You will do this in two ways:
  - Using a web browser
  - Using the EDirect utilities

Use this notebook to conduct your searches using EDirect, and feel free to add any other notes that help you.

## Finding accessions using a web browser

- Go tp [PubMed](https://www.ncbi.nlm.nih.gov/pubmed)
- Search for the publication
- In the 'Related Information' field on the right hand side, click SRA.

## Finding accessions using EDirect

You will need to piece together a command separated by pipes (`|`) in order to obtain a list of accessions that can be passed to `fastq-dump`.
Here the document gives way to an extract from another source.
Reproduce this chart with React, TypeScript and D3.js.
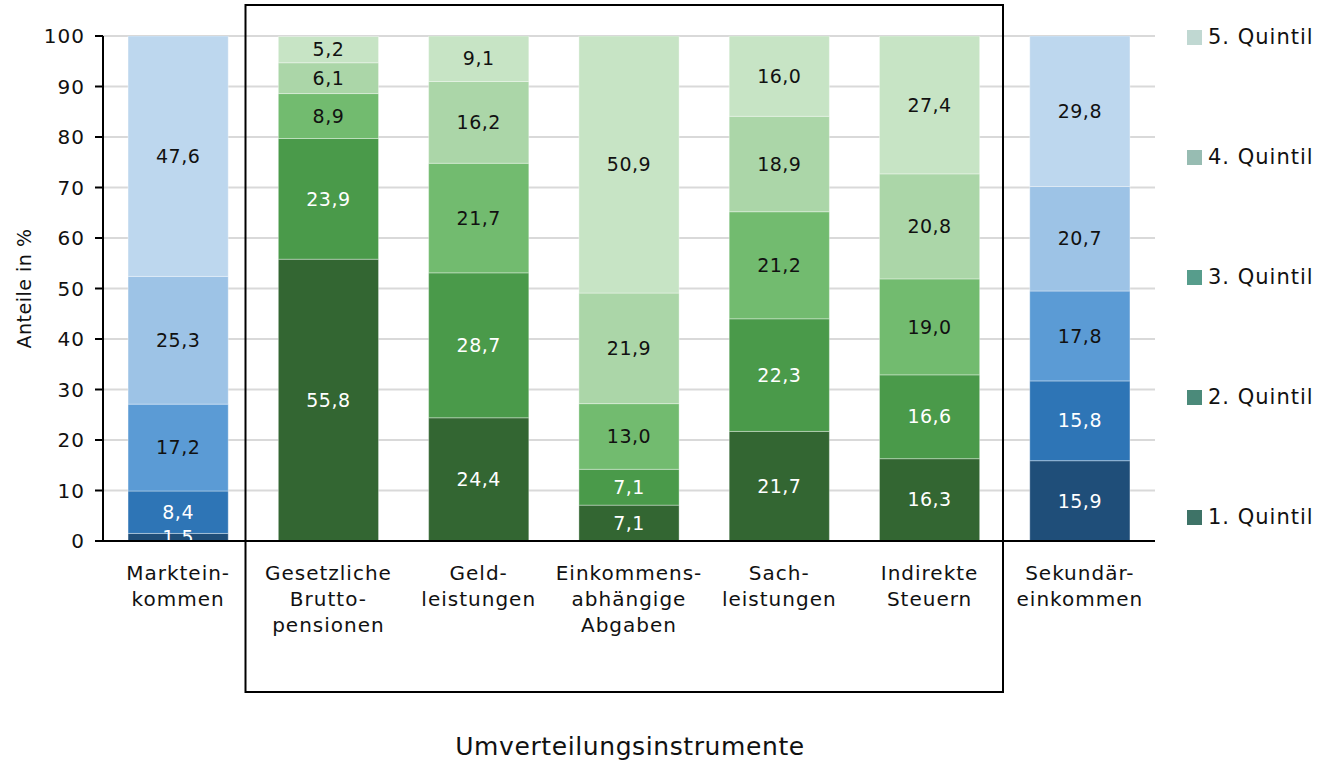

First search PubMed for the paper using `esearch` with the database set to `pubmed` and an appropriate query. The usage information for `esearch` can be obtained by running the below cell.

In [None]:
!esearch --help

In [None]:
%%bash

Now pipe the output of the above to `elink -target sra` to get the linked records.

In [None]:
!elink --help

In [None]:
%%bash

Now fetch the run info using `efetch -format runinfo`.

In [None]:
!efetch --help

In [None]:
%%bash

Now save this as a CSV called 'greiff_runinfo.csv' by redirecting the output by adding a `>` followed by the name of the file.

In [None]:
%%bash

This bit of Python code will display the file you just downloaded.

In [None]:
import pandas as pd
runinfo = pd.read_csv("greiff_runinfo.csv")
runinfo

This will save the run accessions to a file.

In [None]:
runinfo["Run"].to_csv("greiff_accessions.txt",header=False,index=False)

In [None]:
%%bash
cat greiff_accessions.txt

You can now pipe the output of these to `fastq-dump`.